Eerst de aanvullingen: de eerste is interessant voor merkstrategen. De onderzoekers zagen dat de relatie tussen marktaandeel en winstgevendheid aanzienlijk kleiner is voor bedrijven die meer nadruk leggen op het toe-eigenen van waarde (lees: hun onderscheid ligt vooral in de reclame die ze maken) dan waardecreatie (bedrijven die zich onderscheiden met hun R&D). Dit komt doordat dankzij digitalisering ook kleine bedrijven efficiënt reclame kunnen maken. Bijvoorbeeld omdat ze hun boodschappen nauwkeuriger kunnen richten op niche-influencers en toegewijde volgers.
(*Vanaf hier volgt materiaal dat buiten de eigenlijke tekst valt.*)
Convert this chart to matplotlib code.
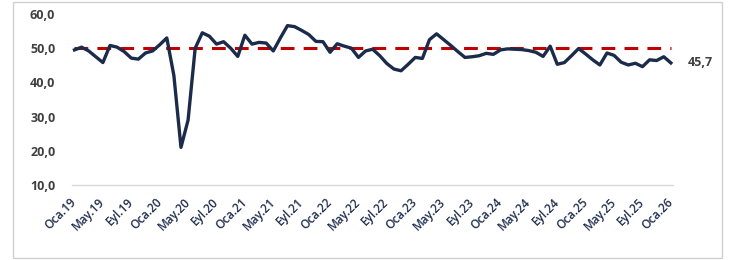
import matplotlib
matplotlib.use("Agg")
import matplotlib.pyplot as plt
from matplotlib.patches import Rectangle

month_names = ["Oca", "Şub", "Mar", "Nis", "May", "Haz", "Tem", "Ağu", "Eyl", "Eki", "Kas", "Ara"]
periods = [f"{month_names[m]}.{y % 100:02d}" for y in range(2019, 2027) for m in range(12)][:85]

values = [
    49.5, 50.3, 49.2, 47.5, 45.8, 50.8, 50.3, 49.0, 47.1, 46.8, 48.6, 49.2,
    51.0, 53.0, 42.0, 21.0, 29.0, 50.0, 54.5, 53.5, 51.2, 51.9, 50.0, 47.6,
    53.8, 51.2, 51.7, 51.5, 49.2, 53.0, 56.6, 56.3, 55.2, 54.0, 52.0, 51.9,
    48.8, 51.3, 50.6, 50.0, 47.3, 49.2, 49.7, 47.8, 45.5, 43.9, 43.4, 45.3,
    47.3, 47.0, 52.5, 54.2, 52.5, 50.8, 49.0, 47.3, 47.5, 47.8, 48.5, 48.2,
    49.5, 49.8, 49.7, 49.6, 49.3, 48.8, 47.6, 50.6, 45.3, 45.8, 47.8, 49.9,
    48.3, 46.6, 45.1, 48.6, 47.9, 45.9, 45.1, 45.6, 44.6, 46.6, 46.4, 47.5,
    45.7,
]
threshold = 50.0
yticks = [10, 20, 30, 40, 50, 60]
last_label = "45,7"

plt.rcParams['font.family'] = ['Open Sans', 'DejaVu Sans']

fig = plt.figure(figsize=(7.32, 2.60), dpi=100)
fig.patch.set_facecolor('white')
fig.patches.append(Rectangle((13/732, 2/260), 709/732, 256/260, transform=fig.transFigure,
                             fill=False, edgecolor='#d0d0d0', linewidth=1.0))

ax = fig.add_axes([72/732, 75/260, 601/732, 171/260])
x = list(range(len(values)))
ax.plot(x, [threshold]*len(x), color='#c00000', linewidth=2.2, dashes=(4.5, 3), zorder=2)
ax.plot(x, values, color='#1c2b4a', linewidth=2.4, solid_joinstyle='round', zorder=3)

ax.set_xlim(-0.35, 84.3)
ax.set_ylim(10, 60)
ax.set_yticks(yticks)
ax.set_yticklabels([f"{v:.1f}".replace('.', ',') for v in yticks],
                   fontsize=9, fontweight='bold', color='#404040')
ax.tick_params(axis='y', length=0, pad=12)

tick_idx = list(range(0, len(values), 4))
ax.set_xticks(tick_idx)
ax.set_xticklabels([periods[i] for i in tick_idx], rotation=45, ha='right', va='center',
                   rotation_mode='anchor', fontsize=8.5, fontweight='semibold', color='#1f2d4d')
ax.tick_params(axis='x', length=0, pad=11)

for s in ['top', 'right', 'left']:
    ax.spines[s].set_visible(False)
ax.spines['bottom'].set_color('#d9d9d9')
ax.spines['bottom'].set_linewidth(1.0)

ax.annotate(last_label, xy=(x[-1], values[-1]), xytext=(12, 0), textcoords='offset points',
            ha='left', va='center', fontsize=9, fontweight='bold', color='#404040')

fig.savefig('out.png', dpi=100, facecolor='white')
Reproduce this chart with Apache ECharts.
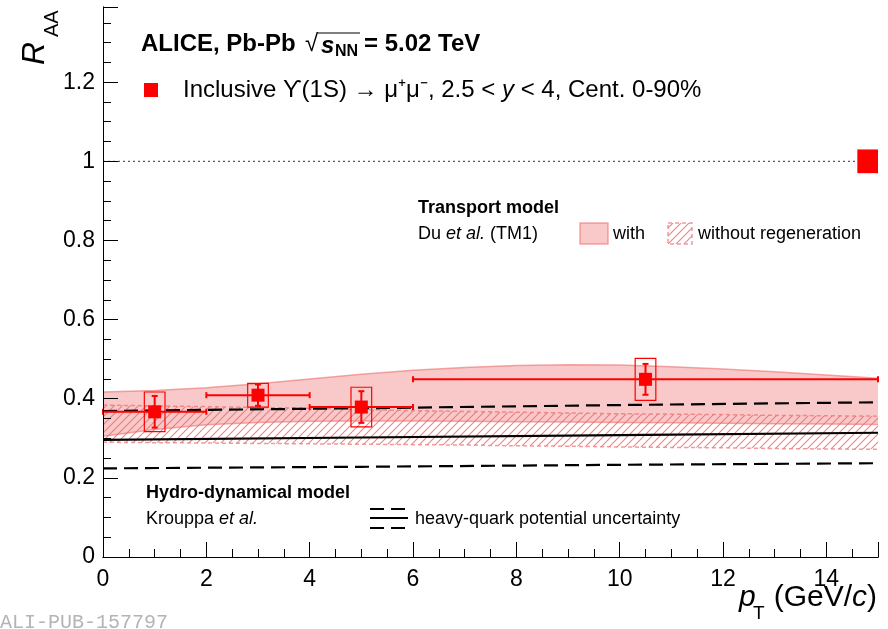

De correlatie tussen marktaandeel en winst is ook minder groot voor B2B-bedrijven. Daar zijn aankoopprocessen grondiger, waardoor kleine bedrijven met een sterke online aanwezigheid vaker opduiken naast hun grote rivalen. Ook zijn kleinere bedrijven meer gefocust en wendbaar in hun aanbod en werkwijze, ten opzichte van grote, tragere concurrenten.

Dan de uitzonderingen: de correlatie tussen marktaandeel en winst is digitaal juist sterker voor bedrijven gericht op klantcontact (bijvoorbeeld CRM-systemen) in plaats van interne processen (bijvoorbeeld boekhoudsoftware). En voor bedrijven die een digitaal B2C-platform runnen (denk aan online marktplaatsen). Want digitaal versterkt hun mogelijkheden om grote hoeveelheden klantgegevens te verzamelen. Hun hoge merkbekendheid zorgt ervoor dat positieve mond-tot-mondreclame, recensies en beoordelingen online makkelijker zijn te genereren. En de grote partijen profiteren van positieve netwerkeffecten.

Wat betekent dit allemaal?

De conclusie: het marktaandeel is nog steeds een belangrijke indicator voor het succes of de winstgevendheid van een merk. Maar het wordt minder belangrijk naarmate markten digitaler worden. Dit geldt vooral als de merken in deze markten geen online platform hebben of zich minder onderscheiden met hun klantcontact. Voor kleine bedrijven biedt digitalisering daarmee juist een kans om het verschil met grote bedrijven te verkleinen.

De conclusie van het onderzoek is daarmee logisch: alleen maar streven naar een groter marktaandeel is niet genoeg. Slim gebruik van digitale technologie voor de verbetering van het product of het proces wordt steeds belangrijker, ook voor de winstgevendheid.